No reservamos media hora de nuestros sagrados y hedonistas domingos para ir a la Iglesia a estar con el Señor y amar un poquito a Cristo, decirle que le queremos y hacerle algo de compañía. No seguimos sus mandamientos ni sabemos gustar de sus dones, no recurrimos a la oración salvo para pedir y no queremos dejar de mirarnos el ombligo de nuestro dolor o nuestros pretendidos derechos para darnos a Él y a los hermanos.
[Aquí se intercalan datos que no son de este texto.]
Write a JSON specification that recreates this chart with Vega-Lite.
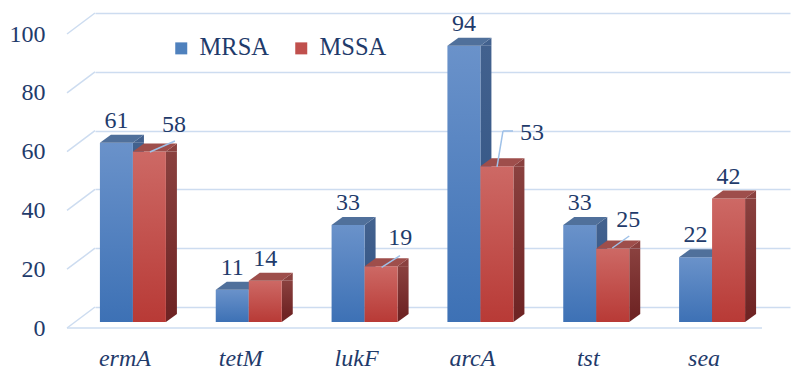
{
  "$schema": "https://vega.github.io/schema/vega-lite/v6.json",
  "width": 695,
  "height": 294,
  "autosize": {"type": "none"},
  "padding": {"left": 95, "top": 13, "right": 20, "bottom": 69},
  "view": {"stroke": null},
  "data": {"values": [
      {"gene": "ermA", "series": "MRSA", "value": 61},
      {"gene": "ermA", "series": "MSSA", "value": 58},
      {"gene": "tetM", "series": "MRSA", "value": 11},
      {"gene": "tetM", "series": "MSSA", "value": 14},
      {"gene": "lukF", "series": "MRSA", "value": 33},
      {"gene": "lukF", "series": "MSSA", "value": 19},
      {"gene": "arcA", "series": "MRSA", "value": 94},
      {"gene": "arcA", "series": "MSSA", "value": 53},
      {"gene": "tst", "series": "MRSA", "value": 33},
      {"gene": "tst", "series": "MSSA", "value": 25},
      {"gene": "sea", "series": "MRSA", "value": 22},
      {"gene": "sea", "series": "MSSA", "value": 42}
  ]},
  "layer": [
    {
      "data": {"values": [{"v": 0}, {"v": 20}, {"v": 40}, {"v": 60}, {"v": 80}, {"v": 100}]},
      "mark": {"type": "rule", "color": "#cddcf0", "strokeWidth": 1.5, "yOffset": 21, "y2Offset": 0},
      "encoding": {
        "x": {"value": -28},
        "x2": {"value": 0},
        "y": {"field": "v", "type": "quantitative", "title": null,
              "scale": {"domain": [0, 100], "nice": false},
              "axis": {"values": [0, 20, 40, 60, 80, 100], "grid": true, "gridColor": "#cddcf0", "gridWidth": 1.5,
                       "domain": false, "ticks": false, "tickSize": 0, "labelPadding": 50, "labelOffset": 21,
                       "labelFont": "Liberation Serif", "labelFontSize": 24, "labelColor": "#1f3b6b"}},
        "y2": {"field": "v"}
      }
    },
    {
      "data": {"values": [{"v": 0}]},
      "mark": {"type": "rule", "color": "#cddcf0", "strokeWidth": 1.5, "yOffset": 21},
      "encoding": {
        "x": {"value": -28},
        "x2": {"value": 667},
        "y": {"field": "v", "type": "quantitative", "title": null}
      }
    },
    {
      "transform": [{"filter": "datum.series == 'MRSA'"}],
      "mark": {"type": "bar", "width": 11, "xOffset": -14.5, "yOffset": 15, "y2Offset": 7,
               "fill": {"gradient": "linear", "x1": 0, "y1": 0, "x2": 0, "y2": 1,
                        "stops": [{"offset": 0, "color": "#42618e"}, {"offset": 1, "color": "#2f5283"}]}},
      "encoding": {
        "x": {"field": "gene", "type": "nominal", "sort": ["ermA", "tetM", "lukF", "arcA", "tst", "sea"], "title": null,
              "scale": {"paddingInner": 0, "paddingOuter": 0},
              "axis": {"domain": false, "ticks": false, "tickSize": 0, "grid": false, "labelAngle": 0,
                       "labelPadding": 39, "labelOffset": -28, "labelFont": "Liberation Serif",
                       "labelFontSize": 24, "labelFontStyle": "italic", "labelColor": "#1f3b6b"}},
        "y": {"field": "value", "type": "quantitative", "title": null},
        "y2": {"datum": 0}
      }
    },
    {
      "transform": [{"filter": "datum.series == 'MRSA'"}],
      "mark": {"type": "point", "shape": "M33,0L44,-8L44,0Z", "size": 4, "filled": true, "opacity": 1,
               "strokeWidth": 0, "color": "#42618e", "xOffset": -53, "yOffset": 15},
      "encoding": {
        "x": {"field": "gene", "type": "nominal", "sort": ["ermA", "tetM", "lukF", "arcA", "tst", "sea"], "title": null},
        "y": {"field": "value", "type": "quantitative", "title": null}
      }
    },
    {
      "transform": [{"filter": "datum.series == 'MRSA'"}],
      "mark": {"type": "point", "shape": "M33,0L33,-8L44,-8Z", "size": 4, "filled": true, "opacity": 1,
               "strokeWidth": 0, "color": "#2f5283", "xOffset": -53, "yOffset": 15},
      "encoding": {
        "x": {"field": "gene", "type": "nominal", "sort": ["ermA", "tetM", "lukF", "arcA", "tst", "sea"], "title": null},
        "y": {"datum": 0, "type": "quantitative"}
      }
    },
    {
      "transform": [{"filter": "datum.series == 'MRSA'"}],
      "mark": {"type": "bar", "width": 33, "xOffset": -36.5, "yOffset": 15, "y2Offset": 15,
               "fill": {"gradient": "linear", "x1": 0, "y1": 0, "x2": 0, "y2": 1,
                        "stops": [{"offset": 0, "color": "#6a92ca"}, {"offset": 1, "color": "#3d71b5"}]}},
      "encoding": {
        "x": {"field": "gene", "type": "nominal", "sort": ["ermA", "tetM", "lukF", "arcA", "tst", "sea"], "title": null},
        "y": {"field": "value", "type": "quantitative", "title": null},
        "y2": {"datum": 0}
      }
    },
    {
      "transform": [{"filter": "datum.series == 'MRSA'"}],
      "mark": {"type": "point", "shape": "M0,0L33,0L44,-8L11,-8Z", "size": 4, "filled": true, "opacity": 1,
               "strokeWidth": 0, "color": "#50709b", "xOffset": -53, "yOffset": 15},
      "encoding": {
        "x": {"field": "gene", "type": "nominal", "sort": ["ermA", "tetM", "lukF", "arcA", "tst", "sea"], "title": null},
        "y": {"field": "value", "type": "quantitative", "title": null}
      }
    },
    {
      "transform": [{"filter": "datum.series == 'MSSA'"}],
      "mark": {"type": "bar", "width": 11, "xOffset": 18.5, "yOffset": 15, "y2Offset": 7,
               "fill": {"gradient": "linear", "x1": 0, "y1": 0, "x2": 0, "y2": 1,
                        "stops": [{"offset": 0, "color": "#8a413f"}, {"offset": 1, "color": "#6f2424"}]}},
      "encoding": {
        "x": {"field": "gene", "type": "nominal", "sort": ["ermA", "tetM", "lukF", "arcA", "tst", "sea"], "title": null},
        "y": {"field": "value", "type": "quantitative", "title": null},
        "y2": {"datum": 0}
      }
    },
    {
      "transform": [{"filter": "datum.series == 'MSSA'"}],
      "mark": {"type": "point", "shape": "M33,0L44,-8L44,0Z", "size": 4, "filled": true, "opacity": 1,
               "strokeWidth": 0, "color": "#8a413f", "xOffset": -20, "yOffset": 15},
      "encoding": {
        "x": {"field": "gene", "type": "nominal", "sort": ["ermA", "tetM", "lukF", "arcA", "tst", "sea"], "title": null},
        "y": {"field": "value", "type": "quantitative", "title": null}
      }
    },
    {
      "transform": [{"filter": "datum.series == 'MSSA'"}],
      "mark": {"type": "point", "shape": "M33,0L33,-8L44,-8Z", "size": 4, "filled": true, "opacity": 1,
               "strokeWidth": 0, "color": "#6f2424", "xOffset": -20, "yOffset": 15},
      "encoding": {
        "x": {"field": "gene", "type": "nominal", "sort": ["ermA", "tetM", "lukF", "arcA", "tst", "sea"], "title": null},
        "y": {"datum": 0, "type": "quantitative"}
      }
    },
    {
      "transform": [{"filter": "datum.series == 'MSSA'"}],
      "mark": {"type": "bar", "width": 33, "xOffset": -3.5, "yOffset": 15, "y2Offset": 15,
               "fill": {"gradient": "linear", "x1": 0, "y1": 0, "x2": 0, "y2": 1,
                        "stops": [{"offset": 0, "color": "#cd6965"}, {"offset": 1, "color": "#b83a36"}]}},
      "encoding": {
        "x": {"field": "gene", "type": "nominal", "sort": ["ermA", "tetM", "lukF", "arcA", "tst", "sea"], "title": null},
        "y": {"field": "value", "type": "quantitative", "title": null},
        "y2": {"datum": 0}
      }
    },
    {
      "transform": [{"filter": "datum.series == 'MSSA'"}],
      "mark": {"type": "point", "shape": "M0,0L33,0L44,-8L11,-8Z", "size": 4, "filled": true, "opacity": 1,
               "strokeWidth": 0, "color": "#9e4e4b", "xOffset": -20, "yOffset": 15},
      "encoding": {
        "x": {"field": "gene", "type": "nominal", "sort": ["ermA", "tetM", "lukF", "arcA", "tst", "sea"], "title": null},
        "y": {"field": "value", "type": "quantitative", "title": null}
      }
    },
    {
      "transform": [{"filter": "datum.series == 'MRSA'"}],
      "mark": {"type": "text", "xOffset": -36.5, "align": "center", "baseline": "alphabetic",
               "fontSize": 24, "font": "Liberation Serif", "color": "#1f3b6b"},
      "encoding": {
        "x": {"field": "gene", "type": "nominal", "sort": ["ermA", "tetM", "lukF", "arcA", "tst", "sea"], "title": null},
        "y": {"field": "value", "type": "quantitative", "title": null},
        "text": {"field": "value", "type": "quantitative"}
      }
    },
    {
      "transform": [{"filter": "datum.series == 'MSSA' && (datum.gene == 'tetM' || datum.gene == 'sea')"}],
      "mark": {"type": "text", "xOffset": -3.5, "align": "center", "baseline": "alphabetic",
               "fontSize": 24, "font": "Liberation Serif", "color": "#1f3b6b"},
      "encoding": {
        "x": {"field": "gene", "type": "nominal", "sort": ["ermA", "tetM", "lukF", "arcA", "tst", "sea"], "title": null},
        "y": {"field": "value", "type": "quantitative", "title": null},
        "text": {"field": "value", "type": "quantitative"}
      }
    },
    {
      "transform": [{"filter": "datum.series == 'MSSA' && datum.gene == 'ermA'"}],
      "mark": {"type": "text", "xOffset": 21, "yOffset": -4.5, "align": "center", "baseline": "alphabetic",
               "fontSize": 24, "font": "Liberation Serif", "color": "#1f3b6b"},
      "encoding": {
        "x": {"field": "gene", "type": "nominal", "sort": ["ermA", "tetM", "lukF", "arcA", "tst", "sea"], "title": null},
        "y": {"field": "value", "type": "quantitative", "title": null},
        "text": {"field": "value", "type": "quantitative"}
      }
    },
    {
      "transform": [{"filter": "datum.series == 'MSSA' && datum.gene == 'ermA'"}],
      "mark": {"type": "rule", "color": "#9fc1e8", "strokeWidth": 1.5, "xOffset": -3, "x2Offset": 22, "yOffset": 15.5, "y2Offset": 4.5},
      "encoding": {
        "x": {"field": "gene", "type": "nominal", "sort": ["ermA", "tetM", "lukF", "arcA", "tst", "sea"], "title": null},
        "x2": {"field": "gene"},
        "y": {"field": "value", "type": "quantitative", "title": null},
        "y2": {"field": "value"}
      }
    },
    {
      "transform": [{"filter": "datum.series == 'MSSA' && datum.gene == 'lukF'"}],
      "mark": {"type": "text", "xOffset": 15.6, "yOffset": -6, "align": "center", "baseline": "alphabetic",
               "fontSize": 24, "font": "Liberation Serif", "color": "#1f3b6b"},
      "encoding": {
        "x": {"field": "gene", "type": "nominal", "sort": ["ermA", "tetM", "lukF", "arcA", "tst", "sea"], "title": null},
        "y": {"field": "value", "type": "quantitative", "title": null},
        "text": {"field": "value", "type": "quantitative"}
      }
    },
    {
      "transform": [{"filter": "datum.series == 'MSSA' && datum.gene == 'lukF'"}],
      "mark": {"type": "rule", "color": "#9fc1e8", "strokeWidth": 1.5, "xOffset": -3, "x2Offset": 15.4, "yOffset": 16.2, "y2Offset": 4.6},
      "encoding": {
        "x": {"field": "gene", "type": "nominal", "sort": ["ermA", "tetM", "lukF", "arcA", "tst", "sea"], "title": null},
        "x2": {"field": "gene"},
        "y": {"field": "value", "type": "quantitative", "title": null},
        "y2": {"field": "value"}
      }
    },
    {
      "transform": [{"filter": "datum.series == 'MSSA' && datum.gene == 'arcA'"}],
      "mark": {"type": "text", "xOffset": 31.6, "yOffset": -11, "align": "center", "baseline": "alphabetic",
               "fontSize": 24, "font": "Liberation Serif", "color": "#1f3b6b"},
      "encoding": {
        "x": {"field": "gene", "type": "nominal", "sort": ["ermA", "tetM", "lukF", "arcA", "tst", "sea"], "title": null},
        "y": {"field": "value", "type": "quantitative", "title": null},
        "text": {"field": "value", "type": "quantitative"}
      }
    },
    {
      "transform": [{"filter": "datum.series == 'MSSA' && datum.gene == 'arcA'"}],
      "mark": {"type": "rule", "color": "#9fc1e8", "strokeWidth": 1.5, "xOffset": -3.4, "x2Offset": 2.6, "yOffset": 15.8, "y2Offset": -20.2},
      "encoding": {
        "x": {"field": "gene", "type": "nominal", "sort": ["ermA", "tetM", "lukF", "arcA", "tst", "sea"], "title": null},
        "x2": {"field": "gene"},
        "y": {"field": "value", "type": "quantitative", "title": null},
        "y2": {"field": "value"}
      }
    },
    {
      "transform": [{"filter": "datum.series == 'MSSA' && datum.gene == 'arcA'"}],
      "mark": {"type": "rule", "color": "#9fc1e8", "strokeWidth": 1.5, "xOffset": 2.6, "x2Offset": 12.6, "yOffset": -20.2, "y2Offset": -20.2},
      "encoding": {
        "x": {"field": "gene", "type": "nominal", "sort": ["ermA", "tetM", "lukF", "arcA", "tst", "sea"], "title": null},
        "x2": {"field": "gene"},
        "y": {"field": "value", "type": "quantitative", "title": null},
        "y2": {"field": "value"}
      }
    },
    {
      "transform": [{"filter": "datum.series == 'MSSA' && datum.gene == 'tst'"}],
      "mark": {"type": "text", "xOffset": 12, "yOffset": -6.5, "align": "center", "baseline": "alphabetic",
               "fontSize": 24, "font": "Liberation Serif", "color": "#1f3b6b"},
      "encoding": {
        "x": {"field": "gene", "type": "nominal", "sort": ["ermA", "tetM", "lukF", "arcA", "tst", "sea"], "title": null},
        "y": {"field": "value", "type": "quantitative", "title": null},
        "text": {"field": "value", "type": "quantitative"}
      }
    },
    {
      "transform": [{"filter": "datum.series == 'MSSA' && datum.gene == 'tst'"}],
      "mark": {"type": "rule", "color": "#9fc1e8", "strokeWidth": 1.5, "xOffset": -4, "x2Offset": 13, "yOffset": 14.5, "y2Offset": 2.5},
      "encoding": {
        "x": {"field": "gene", "type": "nominal", "sort": ["ermA", "tetM", "lukF", "arcA", "tst", "sea"], "title": null},
        "x2": {"field": "gene"},
        "y": {"field": "value", "type": "quantitative", "title": null},
        "y2": {"field": "value"}
      }
    },
    {
      "mark": {"type": "square", "opacity": 0, "filled": true},
      "encoding": {
        "x": {"field": "gene", "type": "nominal", "sort": ["ermA", "tetM", "lukF", "arcA", "tst", "sea"], "title": null},
        "y": {"field": "value", "type": "quantitative", "title": null},
        "color": {"field": "series", "type": "nominal",
                  "scale": {"domain": ["MRSA", "MSSA"], "range": ["#4f81bd", "#c0504d"]},
                  "legend": {"orient": "none", "legendX": 74, "legendY": 23, "direction": "horizontal", "title": null,
                             "symbolType": "square", "symbolSize": 144, "symbolOpacity": 1, "symbolStrokeWidth": 0,
                             "labelFont": "Liberation Serif", "labelFontSize": 24.5, "labelColor": "#1f3b6b",
                             "labelOffset": 6, "columnPadding": 20}}
      }
    }
  ]
}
Sí, la Iglesia está en crisis, y el mundo tiene su parte de culpa, pero de eso ya se nos advirtió, la carne tiene también su responsabilidad y Satanás, sin duda alguna, pero además de todo eso, y junto a los pastores, nosotros, los simples fieles, no podemos aceptar que se enfríe el fuego de nuestra caridad y la firmeza de nuestra fe. Volvamos al amor de Dios y a la oración con Dios.
Finalmente, recordar a los enemigos del concilio Vaticano II, que ven en ese concilio la suma de todos los males que nos aquejan, que no es la primera vez que un concilio crea enormes divisiones en la Iglesia. Quien haya estudiado los concilios de Nicea, Éfeso II (el llamado latrocinio de Éfeso) y Calcedonia, sabe cómo, después de estos concilios, se crearon incluso iglesias disidentes ante las nuevas definiciones de tales reuniones episcopales. En el caso de Nicea, ya existía el arrianismo, pero el postconcilio, con las maniobras de ciertos emperadores, y emperatrices, arrianos o filoarrianos, como Constancio II o Valente, ayudaron muchísimo a su difusión –¡ay el poder político y la Iglesia, qué historia tan convulsa!– de modo que las décadas siguientes fueron peores para la Iglesia. ¡Y qué decir del concilio de Calcedonia que generó toda la escisión de los monofisitas que dura hasta hoy!
Así pues, dejemos de mirar solo a la jerarquía, de la que ya no parece haber mucho que esperar –salvo honrosísimas excepciones– y recordemos que también en la fe hemos de ser adultos, es decir, responsables nosotros mismos de nuestra fe, nuestra esperanza y nuestra caridad, en unión con la Iglesia y bajo el gobierno de la Gracia de Dios.